Though significantly far from being another occult or religious black metal album, Ἕβελ is wrapped in a dark and disturbing aura like only Deathspell Omega and Nightbringer are able to create, a fitting soundtrack to the dreadful lyrical sources. “I was particularly impressed by Job and Ecclesiastes, early examples of Jewish existentialism,” says VOIDCRAEFT. “According to their bleak theology, Humanity is portrayed as the subject of a cryptic God who rewards the wicked and punishes the faithful. The laws he gave to man are ultimately meaningless because he does not care whether we choose to obey or ignore them. Born into an equally meaningless world, we are stuck in an endless cycle of birth, suffering and death, pursuing vain things such as wealth and social status, all of which are but a breath; that is, temporary and ultimately worthless.”

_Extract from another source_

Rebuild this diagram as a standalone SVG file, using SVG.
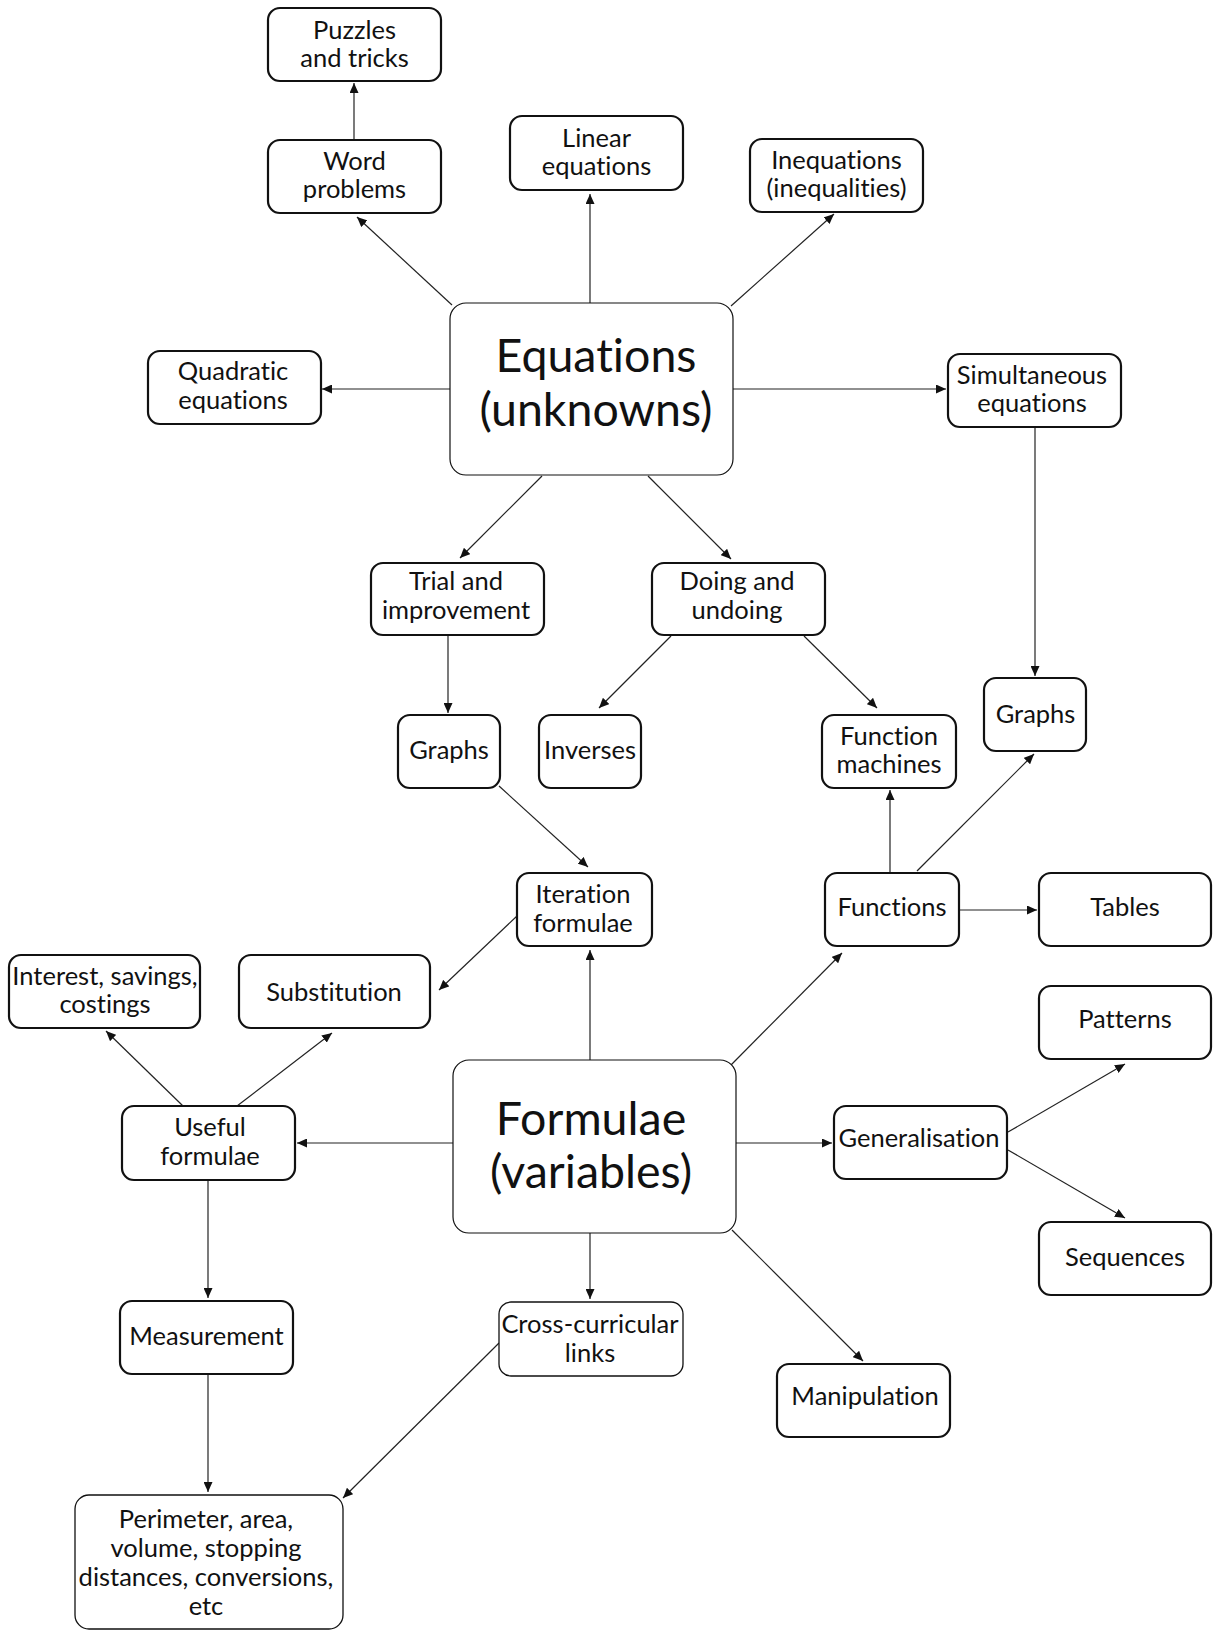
<svg xmlns="http://www.w3.org/2000/svg" width="1214" height="1632" viewBox="0 0 1214 1632">
<style>
.n rect{fill:#fff;stroke:#111;stroke-width:2.2}
.n.big rect{stroke-width:1.2}
.n.thin rect{stroke-width:1.3}
.n text{font-family:Lato,"Open Sans",sans-serif;font-size:25.5px;fill:#111;text-anchor:middle;font-variant-ligatures:none;font-feature-settings:"liga" 0,"dlig" 0}
.n.big text{font-size:46.5px}
#edges line{stroke:#222;stroke-width:1.2;marker-end:url(#ah)}
</style>
<defs>
<marker id="ah" markerUnits="userSpaceOnUse" markerWidth="11" markerHeight="9" refX="10" refY="4.5" orient="auto">
<path d="M0,0 L10,4.5 L0,9 Z" fill="#111"/>
</marker>
</defs>
<rect width="1214" height="1632" fill="#fff"/>
<g id="edges">
<line x1="354" y1="140" x2="354" y2="83"/>
<line x1="452" y1="305" x2="357" y2="217"/>
<line x1="590" y1="303" x2="590" y2="194"/>
<line x1="731" y1="306" x2="834" y2="214"/>
<line x1="450" y1="389" x2="322" y2="389"/>
<line x1="733" y1="389" x2="946" y2="389"/>
<line x1="1035" y1="427" x2="1035" y2="676"/>
<line x1="542" y1="476" x2="460" y2="558"/>
<line x1="648" y1="476" x2="731" y2="559"/>
<line x1="448" y1="635" x2="448" y2="713"/>
<line x1="671" y1="636" x2="599" y2="708"/>
<line x1="804" y1="636" x2="877" y2="708"/>
<line x1="499" y1="786" x2="588" y2="867"/>
<line x1="517" y1="916" x2="439" y2="990"/>
<line x1="590" y1="1060" x2="590" y2="950"/>
<line x1="890" y1="873" x2="890" y2="790"/>
<line x1="917" y1="871" x2="1034" y2="754"/>
<line x1="959" y1="910" x2="1037" y2="910"/>
<line x1="731" y1="1065" x2="842" y2="953"/>
<line x1="183" y1="1106" x2="106" y2="1031"/>
<line x1="237" y1="1106" x2="332" y2="1033"/>
<line x1="453" y1="1143" x2="297" y2="1143"/>
<line x1="208" y1="1180" x2="208" y2="1298"/>
<line x1="208" y1="1374" x2="208" y2="1492"/>
<line x1="590" y1="1233" x2="590" y2="1299"/>
<line x1="499" y1="1343" x2="343" y2="1498"/>
<line x1="736" y1="1143" x2="832" y2="1143"/>
<line x1="732" y1="1230" x2="863" y2="1361"/>
<line x1="1008" y1="1132" x2="1125" y2="1064"/>
<line x1="1008" y1="1150" x2="1125" y2="1218"/>
</g>
<g id="puzzles" class="n"><rect x="268" y="8" width="173" height="73" rx="12"/><text x="354.5" y="39">Puzzles</text><text x="354.5" y="67">and tricks</text></g>
<g id="word" class="n"><rect x="268" y="140" width="173" height="73" rx="12"/><text x="354.5" y="170">Word</text><text x="354.5" y="198">problems</text></g>
<g id="linear" class="n"><rect x="510" y="116" width="173" height="74" rx="12"/><text x="596.5" y="147">Linear</text><text x="596.5" y="175">equations</text></g>
<g id="inequations" class="n"><rect x="750" y="139" width="173" height="73" rx="12"/><text x="836.5" y="169">Inequations</text><text x="836.5" y="197">(inequalities)</text></g>
<g id="quadratic" class="n"><rect x="148" y="351" width="173" height="73" rx="12"/><text x="233" y="380">Quadratic</text><text x="233" y="409">equations</text></g>
<g id="equations" class="n big"><rect x="450" y="303" width="283" height="172" rx="16"/><text x="596" y="372">Equations</text><text x="596" y="426">(unknowns)</text></g>
<g id="simultaneous" class="n"><rect x="948" y="354" width="173" height="73" rx="12"/><text x="1032" y="384">Simultaneous</text><text x="1032" y="412">equations</text></g>
<g id="trial" class="n"><rect x="371" y="563" width="173" height="72" rx="12"/><text x="456" y="590">Trial and</text><text x="456" y="619">improvement</text></g>
<g id="doing" class="n"><rect x="652" y="563" width="173" height="72" rx="12"/><text x="737" y="590">Doing and</text><text x="737" y="619">undoing</text></g>
<g id="graphs-left" class="n"><rect x="398" y="715" width="102" height="73" rx="12"/><text x="449" y="759">Graphs</text></g>
<g id="inverses" class="n"><rect x="539" y="715" width="102" height="73" rx="12"/><text x="590" y="759">Inverses</text></g>
<g id="function-machines" class="n"><rect x="822" y="715" width="134" height="73" rx="12"/><text x="889" y="745">Function</text><text x="889" y="773">machines</text></g>
<g id="graphs-right" class="n"><rect x="984" y="678" width="102" height="73" rx="12"/><text x="1035.5" y="723">Graphs</text></g>
<g id="iteration" class="n"><rect x="517" y="873" width="135" height="73" rx="12"/><text x="583" y="903">Iteration</text><text x="583" y="932">formulae</text></g>
<g id="functions" class="n"><rect x="825" y="873" width="134" height="73" rx="12"/><text x="892" y="916">Functions</text></g>
<g id="tables" class="n"><rect x="1039" y="873" width="172" height="73" rx="12"/><text x="1125" y="916">Tables</text></g>
<g id="interest" class="n"><rect x="9" y="955" width="191" height="73" rx="12"/><text x="105" y="985">Interest, savings,</text><text x="105" y="1013">costings</text></g>
<g id="substitution" class="n"><rect x="239" y="955" width="191" height="73" rx="12"/><text x="334" y="1001">Substitution</text></g>
<g id="patterns" class="n"><rect x="1039" y="986" width="172" height="73" rx="12"/><text x="1125" y="1028">Patterns</text></g>
<g id="useful" class="n"><rect x="122" y="1106" width="173" height="74" rx="12"/><text x="210" y="1136">Useful</text><text x="210" y="1165">formulae</text></g>
<g id="formulae" class="n big"><rect x="453" y="1060" width="283" height="173" rx="16"/><text x="591" y="1135">Formulae</text><text x="591" y="1188">(variables)</text></g>
<g id="generalisation" class="n"><rect x="834" y="1106" width="173" height="73" rx="12"/><text x="919" y="1147">Generalisation</text></g>
<g id="sequences" class="n"><rect x="1039" y="1222" width="172" height="73" rx="12"/><text x="1125" y="1266">Sequences</text></g>
<g id="measurement" class="n"><rect x="120" y="1301" width="173" height="73" rx="12"/><text x="206.5" y="1345">Measurement</text></g>
<g id="cross" class="n thin"><rect x="499" y="1302" width="184" height="74" rx="12"/><text x="590" y="1333">Cross-curricular</text><text x="590" y="1362">links</text></g>
<g id="manipulation" class="n"><rect x="777" y="1364" width="173" height="73" rx="12"/><text x="865" y="1405">Manipulation</text></g>
<g id="perimeter" class="n thin"><rect x="75" y="1495" width="268" height="134" rx="14"/><text x="206" y="1528">Perimeter, area,</text><text x="206" y="1557">volume, stopping</text><text x="206" y="1586">distances, conversions,</text><text x="206" y="1615">etc</text></g>
</svg>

This figurative usage of the Hebrew term for breath or vapour, which is hevel or havel, also inspired the album title: Ἕβελ is an Ancient Greek transliteration of the aforementioned hevel, and it references both the Hebrew and Greek album segments, which represent the Hebrew Bible and the New Testament, respectively.
Aptly described as skin-crawlingly Deathspell-esque, Ἕβελ comes with a stunning cover painting by renowned Norwegian artist Sindre Foss Skancke which is as elegant and mystical as the music itself.